Ingredients for 6 big servings or 12 small ones
200 gr of dark chocolate 70%
500 ml of fresh milk
A pinch of fleur de sel
A pinch of grounded ginger
2 gr of agar-agar
200 gr of sugar ,200 ml of water and 8 tonka beans a for the syrup or a spoon of chopped fresh ginger
Cut the chocolate in small pieces, put all the other ingredients in a sauce pan and bring to boil , pay attention when milkc omes to boil you’ll have to stir for a minute . Then turn off the fire and pour the chocolate into the mixture .Wait 3/4 minutes and then you can mix it well till all the chocolate is dissolved . Pour in the silicon moulds ( or in cups )and then in the fridge to cool . For the syrup : bring to boil water,sugar and the tonka beans ( or the ginger )and let cook slowly till the syrup thickens and begin to make bubbles You can taste it for consistence , it should not be too liquid . Use the syrup to garnish the jelly .

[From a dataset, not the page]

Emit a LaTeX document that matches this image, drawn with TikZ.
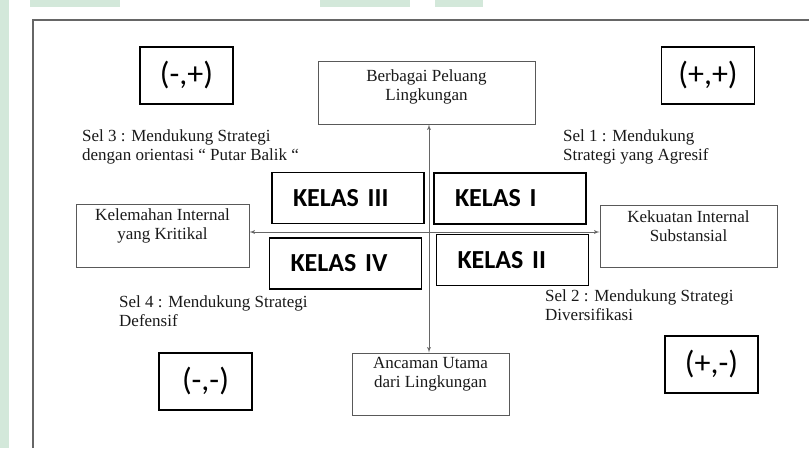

If you’d like to make also the white chocolate jelly you can use the same recipe but instead than 2 gr of agar-agar you’ll use 2,2 gr (seems like nothing but it makes a difference) though if you want make both it’s better to divide the dose in two so 200 ml of milk ,50 ml of cream, 1 gr of agar-agar and 100 gr of dark chocolate . For the white one 1,1 gr of agar-agar.